Data:

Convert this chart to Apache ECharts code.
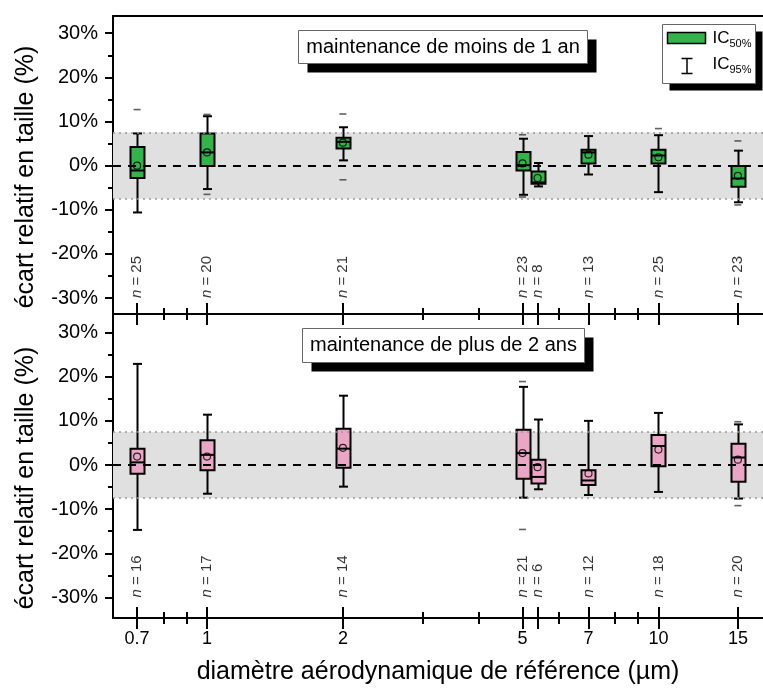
<!DOCTYPE html>
<html><head><meta charset="utf-8">
<script src="https://cdn.jsdelivr.net/npm/echarts@6/dist/echarts.min.js"></script>
<style>html,body{margin:0;padding:0;background:#fff}#c{width:763px;height:689px}</style>
</head><body><div id="c"></div>
<script>
// ---------- data ----------
const diameters = [0.7, 1, 2, 5, 5.4, 7, 10, 15];
const tickLabels = [0.7, 1, 2, 5, 7, 10, 15];
const majorTicks = [0.7, 1, 2, 5, 5.4, 7, 10, 15];
const minorTicks = [0.8, 0.9, 3, 4, 6, 8, 9];
const yLabels = [-30, -20, -10, 0, 10, 20, 30];
const yMinor = [-25, -15, -5, 5, 15, 25];

// [whisker low (IC95), q1, median, q3 (IC50), whisker high (IC95)]
const boxesLess1 = [
  [-10.6, -2.8, -1.1, 4.25, 7.3],
  [-5.3, -0.1, 3.0, 7.3, 11.2],
  [1.2, 3.9, 5.4, 6.3, 8.7],
  [-6.6, -1.1, 0.1, 3.1, 6.1],
  [-4.7, -4.1, -3.8, -1.3, 0.6],
  [-2.0, 0.5, 3.0, 3.6, 6.7],
  [-6.0, 0.5, 2.3, 3.6, 6.9],
  [-8.3, -4.8, -2.9, -0.1, 3.4]
];
const meansLess1 = [0.0, 3.0, 5.2, 0.5, -2.8, 2.5, 1.9, -2.3];
const outliersLess1 = [[0.7, 12.7], [1, 11.6], [1, -6.5], [2, 11.7], [2, -3.2], [5, 7.0], [5, -7.1], [10, 8.4], [15, 5.6], [15, -8.9]];
const nLess1 = [25, 20, 21, 23, 8, 13, 25, 23];

const boxesMore2 = [
  [-14.7, -2.0, 0.6, 3.7, 22.9],
  [-6.5, -1.2, 2.3, 5.6, 11.4],
  [-4.9, -0.6, 3.7, 8.2, 15.7],
  [-7.4, -3.1, 2.7, 8.0, 17.7],
  [-5.5, -4.2, -2.7, 1.2, 10.3],
  [-6.8, -4.5, -3.5, -1.2, 10.0],
  [-6.1, -0.3, 4.3, 6.8, 11.8],
  [-7.6, -3.8, 1.7, 4.8, 9.2]
];
const meansMore2 = [1.9, 1.9, 3.9, 2.7, -0.5, -1.9, 3.5, 1.2];
const outliersMore2 = [[5, 18.9], [5, -14.6], [15, 9.8], [15, -9.2]];
const nMore2 = [16, 17, 14, 21, 6, 12, 18, 20];

const bandLimit = 7.5;
const panelTitles = ['maintenance de moins de 1 an', 'maintenance de plus de 2 ans'];

// ---------- helpers ----------
const lg = v => Math.log10(v);
const X_MIN = lg(0.619), X_MAX = lg(17.05);
const FONT = 'Liberation Sans, Arial, sans-serif';
const GREEN = '#35b34b', PINK = '#eaa6c4';

function xAxisBase(grid, extra) {
  return Object.assign({
    type: 'value', gridIndex: grid, min: X_MIN, max: X_MAX, position: 'bottom',
    splitLine: {show: false}, axisLine: {show: false, onZero: false}, axisTick: {show: false}, axisLabel: {show: false}
  }, extra);
}
function tickAxis(grid, vals, len, inside) {
  return xAxisBase(grid, {axisTick: {show: true, inside: inside, length: len, customValues: vals.map(lg), lineStyle: {color: '#000', width: 2}}});
}

const xAxes = [
  // grid 0
  xAxisBase(0, {axisLine: {show: true, onZero: false, lineStyle: {color: '#000', width: 2}},
    axisTick: {show: true, length: 11, customValues: majorTicks.map(lg), lineStyle: {color: '#000', width: 2}}}),
  tickAxis(0, majorTicks, 11, true),
  tickAxis(0, minorTicks, 6, false),
  tickAxis(0, minorTicks, 6, true),
  xAxisBase(0, {position: 'top', axisLine: {show: true, onZero: false, lineStyle: {color: '#000', width: 2}}}),
  // grid 1
  xAxisBase(1, {axisLine: {show: true, onZero: false, lineStyle: {color: '#000', width: 2}},
    axisTick: {show: true, length: 11, customValues: majorTicks.map(lg), lineStyle: {color: '#000', width: 2}},
    axisLabel: {show: true, customValues: tickLabels.map(lg), margin: 12, color: '#000', fontSize: 18, fontFamily: FONT,
      formatter: v => String(+Math.pow(10, v).toFixed(1))},
    name: 'diamètre aérodynamique de référence (µm)', nameLocation: 'middle', nameGap: 42,
    nameTextStyle: {color: '#000', fontSize: 25, fontFamily: FONT}}),
  tickAxis(1, majorTicks, 11, true),
  tickAxis(1, minorTicks, 6, false),
  tickAxis(1, minorTicks, 6, true)
];

function yAxesFor(grid, min, max) {
  return [
    {type: 'value', gridIndex: grid, min: min, max: max, position: 'left', splitLine: {show: false},
      axisLine: {show: true, onZero: false, lineStyle: {color: '#000', width: 2}},
      axisTick: {show: true, length: 8, customValues: yLabels, lineStyle: {color: '#000', width: 2}},
      axisLabel: {show: true, customValues: yLabels, formatter: v => v + '%', color: '#000', fontSize: 20, fontFamily: FONT, margin: 15},
      name: 'écart relatif en taille (%)', nameLocation: 'middle', nameGap: 74,
      nameTextStyle: {color: '#000', fontSize: 25, fontFamily: FONT, padding: [0, 24, 0, 0]}},
    {type: 'value', gridIndex: grid, min: min, max: max, position: 'left', splitLine: {show: false},
      axisLine: {show: false, onZero: false}, axisLabel: {show: false},
      axisTick: {show: true, length: 5, customValues: yMinor, lineStyle: {color: '#000', width: 2}}}
  ];
}
const yAxes = yAxesFor(0, -33.6, 33.9).concat(yAxesFor(1, -34.65, 34.2));

function boxRenderer(color) {
  return function (params, api) {
    const x = api.value(0);
    const pLo = api.coord([x, api.value(1)]);
    const pQ1 = api.coord([x, api.value(2)]);
    const pMed = api.coord([x, api.value(3)]);
    const pQ3 = api.coord([x, api.value(4)]);
    const pHi = api.coord([x, api.value(5)]);
    const cx = Math.round(pLo[0]) + 0.5, hw = 7, cw = 4.5;
    const ls = {stroke: '#000', lineWidth: 2};
    return {type: 'group', children: [
      {type: 'line', shape: {x1: cx, y1: pHi[1], x2: cx, y2: pQ3[1]}, style: ls},
      {type: 'line', shape: {x1: cx, y1: pQ1[1], x2: cx, y2: pLo[1]}, style: ls},
      {type: 'line', shape: {x1: cx - cw, y1: pHi[1], x2: cx + cw, y2: pHi[1]}, style: ls},
      {type: 'line', shape: {x1: cx - cw, y1: pLo[1], x2: cx + cw, y2: pLo[1]}, style: ls},
      {type: 'rect', shape: {x: cx - hw, y: pQ3[1], width: 2 * hw, height: pQ1[1] - pQ3[1]}, style: {fill: color, stroke: '#000', lineWidth: 2}},
      {type: 'line', shape: {x1: cx - hw, y1: pMed[1], x2: cx + hw, y2: pMed[1]}, style: ls}
    ]};
  };
}

function panelSeries(xi, yi, boxes, means, outliers, ns, color) {
  return [
    { // band + reference lines
      type: 'scatter', xAxisIndex: xi, yAxisIndex: yi, data: [], z: 1, silent: true,
      markArea: {silent: true, itemStyle: {color: '#e0e0e0'}, data: [[{yAxis: -bandLimit}, {yAxis: bandLimit}]]},
      markLine: {silent: true, symbol: 'none', label: {show: false}, animation: false, data: [
        {yAxis: 0, lineStyle: {color: '#000', width: 2, type: [8, 7]}},
        {yAxis: bandLimit, lineStyle: {color: '#999', width: 1.5, type: [2, 4]}},
        {yAxis: -bandLimit, lineStyle: {color: '#999', width: 1.5, type: [2, 4]}}
      ]}
    },
    {
      type: 'custom', xAxisIndex: xi, yAxisIndex: yi, z: 3,
      renderItem: boxRenderer(color),
      data: boxes.map((b, i) => [lg(diameters[i])].concat(b))
    },
    {
      type: 'scatter', xAxisIndex: xi, yAxisIndex: yi, z: 4, symbol: 'circle', symbolSize: 7,
      itemStyle: {color: 'rgba(0,0,0,0)', borderColor: '#000', borderWidth: 1.2},
      data: means.map((m, i) => [lg(diameters[i]), m])
    },
    {
      type: 'scatter', xAxisIndex: xi, yAxisIndex: yi, z: 4, symbol: 'rect', symbolSize: [7, 1.6],
      itemStyle: {color: '#3a3a3a'},
      data: outliers.map(o => [lg(o[0]), o[1]])
    },
    {
      type: 'scatter', xAxisIndex: xi, yAxisIndex: yi, z: 4, symbolSize: 0, silent: true,
      data: ns.map((n, i) => [lg(diameters[i]), -30, n]),
      label: {show: true, position: [0, 0], rotate: 90, align: 'left', verticalAlign: 'middle',
        color: '#000', fontSize: 15, fontFamily: FONT,
        formatter: p => '{i|n} = ' + p.value[2],
        rich: {i: {fontStyle: 'italic', fontSize: 15, fontFamily: FONT, color: '#000'}}}
    }
  ];
}

function titleBox(x, y, w, h, text) {
  return {type: 'group', left: x, top: y, children: [
    {type: 'rect', shape: {x: 9, y: 9, width: w, height: h}, style: {fill: '#000'}},
    {type: 'rect', shape: {x: 0, y: 0, width: w, height: h}, style: {fill: '#fff', stroke: '#666', lineWidth: 1}},
    {type: 'text', x: w / 2, y: h / 2, style: {text: text, fill: '#000', font: '20px ' + FONT, align: 'center', verticalAlign: 'middle'}}
  ]};
}

const chart = echarts.init(document.getElementById('c'), null, {renderer: 'canvas'});
chart.setOption({
  animation: false,
  backgroundColor: '#fff',
  textStyle: {fontFamily: FONT},
  grid: [
    {left: 113, right: 0, top: 16, height: 298},
    {left: 113, right: 0, top: 314, height: 304}
  ],
  xAxis: xAxes,
  yAxis: yAxes,
  series: panelSeries(0, 0, boxesLess1, meansLess1, outliersLess1, nLess1, GREEN)
    .concat(panelSeries(5, 2, boxesMore2, meansMore2, outliersMore2, nMore2, PINK)),
  graphic: [
    titleBox(298, 30, 289, 33, panelTitles[0]),
    titleBox(302, 328, 282, 34, panelTitles[1]),
    {type: 'group', left: 662, top: 24, children: [
      {type: 'rect', shape: {x: 7, y: 7, width: 93, height: 59}, style: {fill: '#000'}},
      {type: 'rect', shape: {x: 0, y: 0, width: 93, height: 59}, style: {fill: '#fff', stroke: '#666', lineWidth: 1}},
      {type: 'rect', shape: {x: 5, y: 8, width: 38, height: 11}, style: {fill: GREEN, stroke: '#000', lineWidth: 1.5}},
      {type: 'text', x: 50, y: 14, style: {text: 'IC', fill: '#000', font: '17px ' + FONT, verticalAlign: 'middle'}},
      {type: 'text', x: 67, y: 19, style: {text: '50%', fill: '#000', font: '11px ' + FONT, verticalAlign: 'middle'}},
      {type: 'line', shape: {x1: 24.5, y1: 34, x2: 24.5, y2: 49}, style: {stroke: '#000', lineWidth: 1.5}},
      {type: 'line', shape: {x1: 19, y1: 34, x2: 30, y2: 34}, style: {stroke: '#000', lineWidth: 1.5}},
      {type: 'line', shape: {x1: 19, y1: 49, x2: 30, y2: 49}, style: {stroke: '#000', lineWidth: 1.5}},
      {type: 'text', x: 50, y: 40, style: {text: 'IC', fill: '#000', font: '17px ' + FONT, verticalAlign: 'middle'}},
      {type: 'text', x: 67, y: 45, style: {text: '95%', fill: '#000', font: '11px ' + FONT, verticalAlign: 'middle'}}
    ]}
  ]
});
</script>
</body></html>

Task description: Starting with the first line of the data above and ending with the line containing "const nLess1 = [25, 20, 21, 23, 8, 13, 25, 23];", please restate every line exactly, leaving images out.

Final result:
Convert this chart to Apache ECharts code.
<!DOCTYPE html>
<html><head><meta charset="utf-8">
<script src="https://cdn.jsdelivr.net/npm/echarts@6/dist/echarts.min.js"></script>
<style>html,body{margin:0;padding:0;background:#fff}#c{width:763px;height:689px}</style>
</head><body><div id="c"></div>
<script>
// ---------- data ----------
const diameters = [0.7, 1, 2, 5, 5.4, 7, 10, 15];
const tickLabels = [0.7, 1, 2, 5, 7, 10, 15];
const majorTicks = [0.7, 1, 2, 5, 5.4, 7, 10, 15];
const minorTicks = [0.8, 0.9, 3, 4, 6, 8, 9];
const yLabels = [-30, -20, -10, 0, 10, 20, 30];
const yMinor = [-25, -15, -5, 5, 15, 25];

// [whisker low (IC95), q1, median, q3 (IC50), whisker high (IC95)]
const boxesLess1 = [
  [-10.6, -2.8, -1.1, 4.25, 7.3],
  [-5.3, -0.1, 3.0, 7.3, 11.2],
  [1.2, 3.9, 5.4, 6.3, 8.7],
  [-6.6, -1.1, 0.1, 3.1, 6.1],
  [-4.7, -4.1, -3.8, -1.3, 0.6],
  [-2.0, 0.5, 3.0, 3.6, 6.7],
  [-6.0, 0.5, 2.3, 3.6, 6.9],
  [-8.3, -4.8, -2.9, -0.1, 3.4]
];
const meansLess1 = [0.0, 3.0, 5.2, 0.5, -2.8, 2.5, 1.9, -2.3];
const outliersLess1 = [[0.7, 12.7], [1, 11.6], [1, -6.5], [2, 11.7], [2, -3.2], [5, 7.0], [5, -7.1], [10, 8.4], [15, 5.6], [15, -8.9]];
const nLess1 = [25, 20, 21, 23, 8, 13, 25, 23];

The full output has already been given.